Some banks will pull your tracker mortgage if you rent out your home -- but this will depend on your tracker mortgage contract and your financial circumstances.
If you're renting out your home because you're having difficulty paying your mortgage, you should be able to hold on to your tracker. But if you're renting out your home so you can buy another property or rent out a larger home, you could lose your tracker -- and end up with an interest rate three times the size.
A PTSB spokeswoman said a customer could lose their tracker rate and be moved on to a residential investment mortgage interest rate of 5.8 per cent "if the customer is simply moving from one property to another for lifestyle or other reasons".
A spokeswoman for AIB said its approach "is not to amend the tracker rate, particularly in cases where the house continues to be the customer's only property. But if a customer wishes to buy a new home, this will be subject to a separate contract. As a customer may only have one principal dwelling house, the existing mortgage would then be classified as a buy-to-let and would be subject to discussion."

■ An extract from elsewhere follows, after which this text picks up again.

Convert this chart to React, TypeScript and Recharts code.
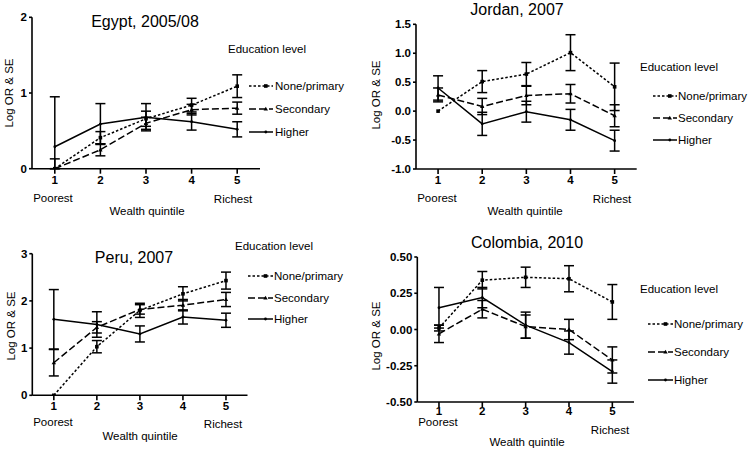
import React from 'react';
import { LineChart, Line, XAxis, YAxis, ErrorBar, Legend } from 'recharts';

const FONT = '"Liberation Sans", Arial, Helvetica, sans-serif';

type Err = number | [number, number];

const quintiles = [1, 2, 3, 4, 5];
const seriesNames = ['None/primary', 'Secondary', 'Higher'];

// Egypt, 2005/08 (bars that run below the 0 axis are cut at 0 as in the figure)
const egyptNone = [0, 0.41, 0.66, 0.84, 1.09];
const egyptNoneSe: Err[] = [[0, 0.13], 0.08, 0.1, 0.09, 0.15];
const egyptSec = [0, 0.25, 0.6, 0.78, 0.8];
const egyptSecSe: Err[] = [0, 0.08, 0.08, 0.07, 0.08];
const egyptHigher = [0.29, 0.59, 0.68, 0.62, 0.52];
const egyptHigherSe: Err[] = [[0.29, 0.66], 0.27, 0.18, 0.11, 0.1];
const egyptTicks = [0, 1, 2];

// Jordan, 2007
const jordanNone = [0, 0.51, 0.64, 1.01, 0.42];
const jordanNoneSe: Err[] = [0, 0.19, 0.2, 0.31, 0.41];
const jordanSec = [0.28, 0.08, 0.27, 0.3, -0.08];
const jordanSecSe: Err[] = [0.12, 0.14, 0.16, 0.16, 0.19];
const jordanHigher = [0.4, -0.22, -0.01, -0.15, -0.51];
const jordanHigherSe: Err[] = [0.21, 0.2, 0.18, 0.18, 0.18];
const jordanTicks = [-1, -0.5, 0, 0.5, 1, 1.5];

// Peru, 2007
const peruNone = [0, 1.03, 1.8, 2.15, 2.43];
const peruNoneSe: Err[] = [0, 0.13, 0.15, 0.15, 0.18];
const peruSec = [0.69, 1.44, 1.82, 1.91, 2.03];
const peruSecSe: Err[] = [0.28, 0.12, 0.1, 0.12, 0.15];
const peruHigher = [1.61, 1.5, 1.3, 1.66, 1.59];
const peruHigherSe: Err[] = [0.63, 0.27, 0.17, 0.15, 0.15];
const peruTicks = [0, 1, 2, 3];

// Colombia, 2010
const colombiaNone = [0.01, 0.34, 0.36, 0.35, 0.19];
const colombiaNoneSe: Err[] = [0.02, 0.06, 0.07, 0.09, 0.12];
const colombiaSec = [-0.03, 0.14, 0.02, 0, -0.21];
const colombiaSecSe: Err[] = [0.06, 0.06, 0.08, 0.07, 0.09];
const colombiaHigher = [0.15, 0.22, 0.03, -0.09, -0.29];
const colombiaHigherSe: Err[] = [0.14, 0.07, 0.09, 0.08, 0.08];
const colombiaTicks = [-0.5, -0.25, 0, 0.25, 0.5];

function buildRows(none: number[], noneSe: Err[], sec: number[], secSe: Err[], hi: number[], hiSe: Err[]) {
  return quintiles.map((q, i) => ({
    q,
    none: none[i],
    noneErr: noneSe[i],
    sec: sec[i],
    secErr: secSe[i],
    higher: hi[i],
    higherErr: hiSe[i],
  }));
}

const DASH = ['2.5 2', '7 3', undefined];

function Marker({ kind, cx, cy }: { kind: number; cx: number; cy: number }) {
  if (kind === 0) return <rect x={cx - 1.8} y={cy - 1.8} width={3.6} height={3.6} fill="#000" />;
  if (kind === 1) return <polygon points={`${cx},${cy - 2.2} ${cx + 2.2},${cy + 1.6} ${cx - 2.2},${cy + 1.6}`} fill="#000" />;
  return <circle cx={cx} cy={cy} r={1.4} fill="#000" />;
}

const makeDot = (kind: number) => (p: any) => <Marker key={p.index} kind={kind} cx={p.cx} cy={p.cy} />;

interface PanelCfg {
  title: string;
  x: number;
  y: number;
  w: number;
  rows: ReturnType<typeof buildRows>;
  yDomain: [number, number];
  yTicks: number[];
  fmt: (v: number) => string;
  plot: { left: number; right: number; top: number; bottom: number };
  xTickMargin: number;
  titlePos: [number, number];
  yLabel: [number, number];
  poorest: [number, number];
  richest: [number, number];
  xLabel: [number, number];
  legend: { headX: number; headY: number; x1: number; x2: number; tx: number; ys: number[] };
}

const panels: PanelCfg[] = [
  {
    title: 'Egypt, 2005/08',
    x: 0, y: 0, w: 375,
    rows: buildRows(egyptNone, egyptNoneSe, egyptSec, egyptSecSe, egyptHigher, egyptHigherSe),
    yDomain: [0, 2], yTicks: egyptTicks, fmt: (v) => String(v),
    plot: { left: 32, right: 260, top: 17.3, bottom: 168.7 },
    xTickMargin: 2,
    titlePos: [145, 21.5], yLabel: [10, 93],
    poorest: [53, 199], richest: [233, 200], xLabel: [147, 212],
    legend: { headX: 228, headY: 49, x1: 249, x2: 273, tx: 275, ys: [86, 109, 132] },
  },
  {
    title: 'Jordan, 2007',
    x: 375, y: 0, w: 376,
    rows: buildRows(jordanNone, jordanNoneSe, jordanSec, jordanSecSe, jordanHigher, jordanHigherSe),
    yDomain: [-1, 1.5], yTicks: jordanTicks, fmt: (v) => v.toFixed(1),
    plot: { left: 41, right: 261.7, top: 24.3, bottom: 169 },
    xTickMargin: 2,
    titlePos: [142, 10], yLabel: [2, 95],
    poorest: [62, 199], richest: [237, 200], xLabel: [150, 212],
    legend: { headX: 265, headY: 67, x1: 278, x2: 302, tx: 303, ys: [96, 118, 140] },
  },
  {
    title: 'Peru, 2007',
    x: 0, y: 226, w: 375,
    rows: buildRows(peruNone, peruNoneSe, peruSec, peruSecSe, peruHigher, peruHigherSe),
    yDomain: [0, 3], yTicks: peruTicks, fmt: (v) => String(v),
    plot: { left: 32.3, right: 247.5, top: 27.7, bottom: 169.3 },
    xTickMargin: 1.5,
    titlePos: [134, 32], yLabel: [12, 100],
    poorest: [53, 197], richest: [223, 199], xLabel: [140, 211],
    legend: { headX: 235, headY: 20, x1: 248, x2: 273, tx: 274, ys: [50, 72, 93] },
  },
  {
    title: 'Colombia, 2010',
    x: 375, y: 226, w: 376,
    rows: buildRows(colombiaNone, colombiaNoneSe, colombiaSec, colombiaSecSe, colombiaHigher, colombiaHigherSe),
    yDomain: [-0.5, 0.5], yTicks: colombiaTicks, fmt: (v) => v.toFixed(2),
    plot: { left: 42.3, right: 259, top: 31, bottom: 176 },
    xTickMargin: 0,
    titlePos: [152, 17], yLabel: [2, 110],
    poorest: [63, 197], richest: [235, 205], xLabel: [152, 217],
    legend: { headX: 265, headY: 63, x1: 273, x2: 298, tx: 299, ys: [98, 126, 154] },
  },
];

const X_AXIS_H = 20;
const H = 226;

function Label({ pos, text, size = 11.5, rotate = false }: { pos: [number, number]; text: string; size?: number; rotate?: boolean }) {
  return (
    <div
      style={{
        position: 'absolute',
        left: pos[0],
        top: pos[1],
        transform: `translate(-50%, -50%)${rotate ? ' rotate(-90deg)' : ''}`,
        fontFamily: FONT,
        fontSize: size,
        lineHeight: 1,
        whiteSpace: 'nowrap',
        color: '#000',
      }}
    >
      {text}
    </div>
  );
}

function Panel({ cfg }: { cfg: PanelCfg }) {
  const { plot, legend } = cfg;
  const axisTick = { fill: '#000', fontSize: 11.5, fontWeight: 'bold', fontFamily: FONT };
  return (
    <div style={{ position: 'absolute', left: cfg.x, top: cfg.y, width: cfg.w, height: H }}>
      <LineChart
        width={cfg.w}
        height={H}
        data={cfg.rows}
        margin={{ top: plot.top, right: cfg.w - plot.right, bottom: H - plot.bottom - X_AXIS_H, left: 0 }}
      >
        <XAxis
          dataKey="q"
          type="number"
          domain={[0.5, 5.5]}
          ticks={quintiles}
          height={X_AXIS_H}
          tickSize={5}
          tickMargin={cfg.xTickMargin}
          stroke="#000"
          strokeWidth={1.6}
          tick={axisTick}
        />
        <YAxis
          width={plot.left}
          domain={cfg.yDomain}
          ticks={cfg.yTicks}
          allowDataOverflow
          tickFormatter={cfg.fmt}
          tickSize={3}
          tickMargin={2}
          stroke="#000"
          strokeWidth={1.6}
          tick={axisTick}
        />
        {(['none', 'sec', 'higher'] as const).map((key, k) => (
          <Line
            key={key}
            dataKey={key}
            name={seriesNames[k]}
            stroke="#000"
            strokeWidth={1.5}
            strokeDasharray={DASH[k]}
            dot={makeDot(k)}
            isAnimationActive={false}
          >
            <ErrorBar dataKey={`${key}Err`} direction="y" width={5} stroke="#000" strokeWidth={1.5} />
          </Line>
        ))}
        <Legend
          layout="vertical"
          align="center"
          verticalAlign="middle"
          wrapperStyle={{ left: 0, top: 0, width: cfg.w, height: H, pointerEvents: 'none' }}
          content={() => (
            <svg width={cfg.w} height={H} style={{ position: 'absolute', left: 0, top: 0, overflow: 'visible' }}>
              <text x={legend.headX} y={legend.headY} dominantBaseline="central" fontFamily={FONT} fontSize={11.5} fill="#000">
                Education level
              </text>
              {seriesNames.map((name, k) => (
                <g key={name}>
                  <line
                    x1={legend.x1}
                    x2={legend.x2}
                    y1={legend.ys[k]}
                    y2={legend.ys[k]}
                    stroke="#000"
                    strokeWidth={1.5}
                    strokeDasharray={DASH[k]}
                  />
                  <Marker kind={k} cx={legend.x1 + (legend.x2 - legend.x1) * 0.7} cy={legend.ys[k]} />
                  <text x={legend.tx} y={legend.ys[k]} dominantBaseline="central" fontFamily={FONT} fontSize={11.5} fill="#000">
                    {name}
                  </text>
                </g>
              ))}
            </svg>
          )}
        />
      </LineChart>
      <Label pos={cfg.titlePos} text={cfg.title} size={16} />
      <Label pos={cfg.yLabel} text="Log OR & SE" size={11.5} rotate />
      <Label pos={cfg.poorest} text="Poorest" />
      <Label pos={cfg.richest} text="Richest" />
      <Label pos={cfg.xLabel} text="Wealth quintile" />
    </div>
  );
}

export default function App() {
  return (
    <div style={{ position: 'absolute', left: 0, top: 0, width: 751, height: 452, background: '#fff' }}>
      {panels.map((p) => (
        <Panel key={p.title} cfg={p} />
      ))}
    </div>
  );
}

A spokeswoman for Ulster Bank and Bank of Ireland said each customer's case would be considered individually.
If you rent out your home, you must register the tenancy with the Private Residential Tenancies Board, which costs €90.
You must also get a BER (Building Energy Rating) cert for your home. A BER cert usually costs between €100 and €150 but it could be higher. You must pay the €100 household charge -- which is to be replaced by the property tax next year.
All the above financial headaches will pale in comparison to that caused by a tenant who does not pay the rent. "You could be 18 months trying to get a tenant who doesn't pay the rent out of your property," said McCormick.
"It's good to get references for tenants from employers and previous landlords -- but it's very difficult to protect yourself from troublesome tenants."